As for dealing with external references, could the way Tiled does things perhaps be a good reference? Tilesets and Maps are separate files, but Tilesets can be embedded in Maps in those cases where you don’t need to share a Tileset between Maps. Embedded Tilesets can be exported, which turns them into an external Tileset that can be referenced by other Maps. A Map can reference multiple Tilesets, and tiles from any Tileset can be used together on any layer.

The Map does not store much, if any, data from the Tileset, it instead stores tile IDs (and some flags to track tile flips and rotation), and these are fetched from the Tileset for rendering and other tasks. Tiled watches for modifications to the Tileset document and file (including the image - which in Aseprite would be part of the Tileset), and when there is a change, the Map re-renders with the new data, which is always fetched from the Tileset anyway, rather than stored in the Map.

In Tiled, when you rearrange the tileset image, that’ll “break” your existing maps.

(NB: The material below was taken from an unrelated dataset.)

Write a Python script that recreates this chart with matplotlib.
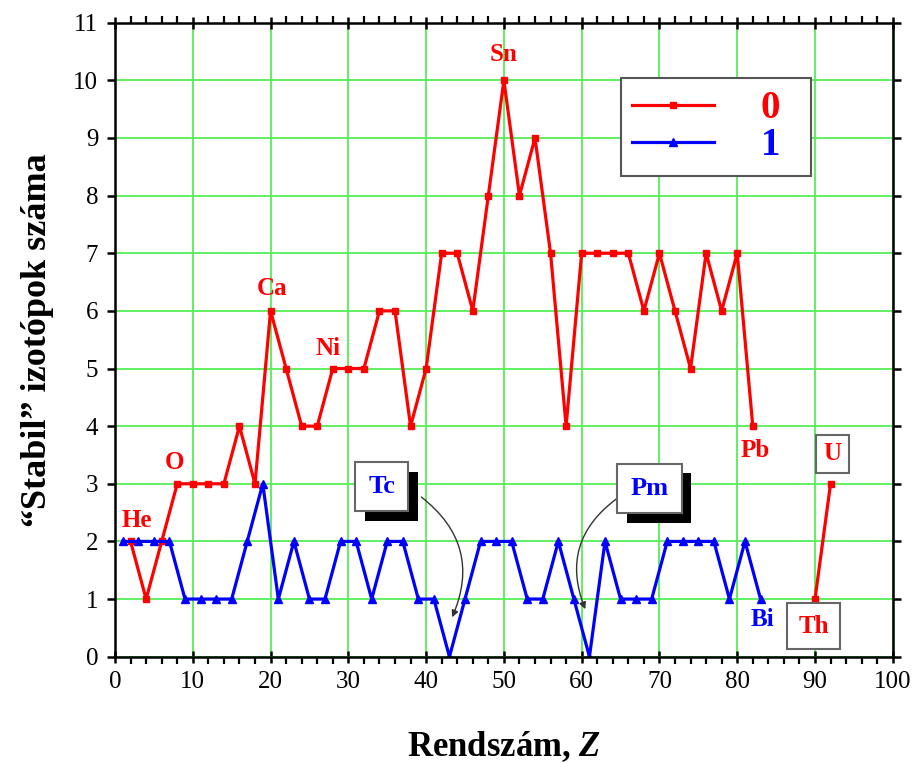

Sometimes this is desirable! However, one of the planned features for Tiled is to provide a new way of defining tilesets such that even after being rearranged, tiles retain their IDs (i.e. tilesets would be more like spritesheets). I think that kind of approach would be good for Aseprite. By default when the tileset is first generated from an image, the indices would be assigned from top left to bottom right, but each Tile would actually be defined as a <tile ID, rect>, so if the tile is moved, its rect would change, but its tile ID would not, which means any references to it in Maps would still point to that tile.